Mannitol has minor oral absorption in the gastrointestinal tract and causes osmotic diarrhea in the intestines. This property of mannitol available in purgative manna may lead to excretion of optical and structural isomers of bilirubin (which are produced under the influence of light or are imported into the intestine through heme metabolism) through feces and reduce the levels of bilirubin (22). The present study demonstrated that bilineaster drop could lower neonatal bilirubin levels and improve jaundice without showing any side effects or the need for re-treatment.

A limitation of this study was the discharge of most infants before 48 h, which resulted in conducting 36 and 48 h bilirubin measurements on a smaller sample size.

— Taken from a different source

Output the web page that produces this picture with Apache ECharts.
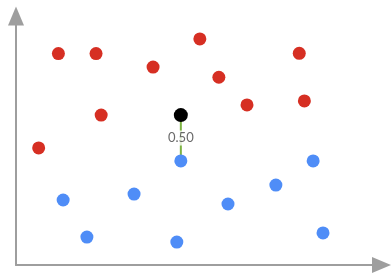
<!DOCTYPE html>
<html>
<head>
<meta charset="utf-8">
<script src="https://cdn.jsdelivr.net/npm/echarts@6/dist/echarts.min.js"></script>
<style>
    html, body { margin: 0; padding: 0; background: #fff; }
    #chart { width: 391px; height: 273px; }
</style>
</head>
<body>
<div id="chart"></div>
<script>
// points (x, y on a 0..100 scale)
const redPoints = [
    [11.6, 84.9], [21.9, 84.9], [50.3, 90.8], [37.5, 79.5], [55.5, 75.4],
    [77.5, 85.0], [23.3, 60.2], [63.2, 64.3], [78.9, 65.9], [6.2, 47.0]
]
const bluePoints = [
    [12.9, 26.1], [19.4, 11.2], [32.3, 28.5], [45.1, 41.8], [44.0, 9.2],
    [58.0, 24.5], [71.1, 32.1], [81.3, 41.8], [84.0, 12.9]
]
const blackPoint = [45.1, 60.2]
const nearestBlue = [45.1, 41.8]
const distanceLabel = '0.50'

let chart = echarts.init(document.getElementById('chart'))

let axisLine = {
    show: true,
    symbol: ['none', 'triangle'],
    symbolSize: [16, 19],
    lineStyle: { color: '#9e9e9e', width: 2 }
}

let option = {
    animation: false,
    grid: { left: 16, right: 9.5, top: 16, bottom: 8 },
    xAxis: {
        type: 'value', min: 0, max: 100,
        axisLine: axisLine,
        axisTick: { show: false },
        axisLabel: { show: false },
        splitLine: { show: false }
    },
    yAxis: {
        type: 'value', min: 0, max: 100,
        axisLine: axisLine,
        axisTick: { show: false },
        axisLabel: { show: false },
        splitLine: { show: false }
    },
    series: [{
            type: 'line',
            data: [blackPoint, nearestBlue],
            symbol: 'none',
            lineStyle: { color: '#7cb342', width: 2 },
            z: 1
        },
        {
            type: 'scatter',
            data: redPoints,
            symbolSize: 13,
            itemStyle: { color: '#d62f23', opacity: 1 },
            z: 2
        },
        {
            type: 'scatter',
            data: bluePoints,
            symbolSize: 13,
            itemStyle: { color: '#4f8df7', opacity: 1 },
            z: 2
        },
        {
            type: 'scatter',
            data: [blackPoint],
            symbolSize: 14,
            itemStyle: { color: '#000', opacity: 1 },
            z: 3
        },
        {
            type: 'scatter',
            data: [[blackPoint[0], (blackPoint[1] + nearestBlue[1]) / 2]],
            symbolSize: 0,
            label: {
                show: true,
                position: 'inside',
                formatter: distanceLabel,
                color: '#444',
                fontFamily: 'Lato',
                fontSize: 13,
                backgroundColor: '#fff',
                padding: [1, 1]
            },
            z: 4
        }
    ]
}

chart.setOption(option)
</script>
</body>
</html>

However, it should be noted that most of the cases, particularly those in the intervention group, were discharged due to observing acceptable level of bilirubin based on the treating physician’ opinion and in some cases, due to personal desire.



Implications for Practice

According to the results of the present study, the use of bilineaster drop along with phototherapy significantly reduced the total and indirect bilirubin levels in the first 24 h after intervention, compared to the use of phototherapy alone. However, the intervention did not change the downward trend. Taking into account the reduction of the total and indirect bilirubin levels and duration of hospital stay, it is recommended to use this drop along with phototherapy in treating neonatal hyperbilirubinemia. Using results of this research can to prevent and reduce the effects of long-term phototherapy or the readmission Baby.



This paper was extracted from a Master's thesis in nursing, which was approved by Sabzevar University of Medical Sciences, Iran (Code No.: IR.MEDSAB.REC.1394.17). The thesis was recorded in the Iranian Registry of Clinical Trials database (Code No.: IRCT2015050622115N1). Hereby, the authors express their gratitude to Deputy of Research of Sabzevar University of Medical Sciences for their financial support. Furthermore, the researchers appreciate the infants' mothers, authorities, supervisors, nurses, physicians, and all the staff working at Pediatric Emergency Department of Ghaem Hospital of Mashhad for their cooperation with this project.


Conflict of interest

The authors declare that there is no conflict of interest.